1881 |
Février 1881
Albert Macé à Alfred de Falloux
Vannes, février 1881
Monsieur le Comte,
Je me proposais de vous faire connaître les incidents qui se sont produits à l'occasion de la Conférence de M. de Mun lorsque j'ai appris que M. de Rorthays1 vous en avait avisé et que vous vouliez bien compter sur moi pour les détails complémentaires.
Je suis vivement touché de cette marque de confiance et je suis heureux d pouvoir vous fournir ces renseignements. Auguste Roussel2, de L'Univers, qui devait partir de Paris avec M. de Mun et M. Hyrvoix3, arriva seul, samedi soir. Il ne dit que M. de Mun était souffrant et qu'au lieu de venir à Vannes directement, il se proposait de se rendre le dimanche six mars, à Lambilly4. C'est ce qui eut lieu ; le soir, au château5, après le dîner auquel avaient pris part quelques prêtres, l'article du Laïcisme, déjà arrivé à Ploërmel6, causa une surexcitation que les incidents des jours précédents portèrent à un haut degré. J'en eus la preuve le lendemain, lorsque M. de Mun, allant à Sainte-Anne, eût laissé à Vannes M. de Lambilly que venaient rejoindre les premiers auditeurs arrivés. On commentait bruyamment un article de la Bretagne dont l'auteur qui songeait jadis à prendre au Petit Breton la place que j'occupe, fulminait des anathèmes contre les conservateurs destinés à se rallier sous la bannière du Roi parce qu'ils ont peur « pour leur peau, c'est-à-dire pour leur ventre ».
Je vous demande pardon pour la crudité de l'expression ; mais elle est textuelle. Ces dispositions malveillantes s'accentuèrent de nouveau, lorsque la vue de la foule assistant à la conférence eût démontré de la façon la plus catégorique que les sages conseils de Mgr Bécel7 avaient été suivis et que le nombre des prêtres du diocèse venus, malgré ses injonctions, était de quatre seulement. C'est à ce fait sans doute que l'on doit attribuer l'insistance tout spéciale de MM. de Monti8 et de Lambilly sur l'existence des comités royalistes, chargés de représenter le Roi, de recevoir ses ordres et de les transmettre aux simples mortels. « Ce que je trouve de mieux, disait en sortant de la réunion un membre du comité du Finistère, c'est cette affirmation de la prééminence des comités royalistes sur les comités ecclésiastiques. » Le discours de M. de Mun avait dû, en effet, produire quelques déceptions. Au lieu de dire aux conservateurs de toutes nuances, comme le jeune premier de la Bretagne : « Vous marcherez avec nous, parce que vous ne cédez qu'aux instincts les plus bas, aux sentiments les plus vils et que seuls nous serons le faire, il a fait appel à leur raison, à leur cœur, à leur patriotisme. La déclaration si inopportune du drapeau a été habilement noyée dans une périphrase de M. de Mun ne doit aujourd'hui se faire aucune illusion sur les opinions de son arrondissement et il a cédé à un juste sentiment de prudence en évitant ces affirmations précises et en se servant d'une expression si vague que les assistants n'ont pas compris et qu'une vingtaine à peine ont poussé le cri : Vive le drapeau blanc ! que l'on attendait.

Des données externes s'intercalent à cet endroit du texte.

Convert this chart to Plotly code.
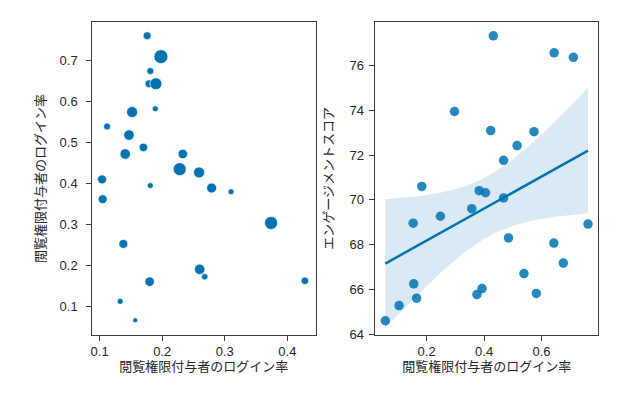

Le soir, après une réunion dans laquelle le Petit Breton a été mis sur la sellette, jugé et condamné sans défense et sans appel, un banquet économique (6 francs par tête) a réuni à l'Hôtel de France les organisateurs et la presse royaliste. MM. Roussel et de La Brière9 étaient partis depuis plusieurs heures. La « presse » n'avait donc comme représentants que MM. Ferrere de la Civilisation10, Chamaillard11 du Morbihannais et un ou deux autres dont j'ignore les noms. On m'affirme que M. de Mun n'a pas pris la parole et qu'il s'est contenté de prêter une oreille distraite aux discours de MM. de Monti et de Lambilly. En résumé, je crois que l'opposition de Mgr de Vannes d'une part et l'intérêt électoral de M. de Mun d'autre part ont fait mettre une sourdine aux déclarations importantes et catégoriques que la Bretagne annonçait par télégramme la veille de la conférence. Il me semble qu'il y aurait lieu de se féliciter de ce résultat si nous n'avions à redouter la mauvaise foi de la presse républicaine, et, il faut bien l'avouer le défaut de franchise des ultras.
Veuillez excuser, Monsieur le Comte, le décousu de ces notes et agréer l'expression respectueuse de mon profond dévouement.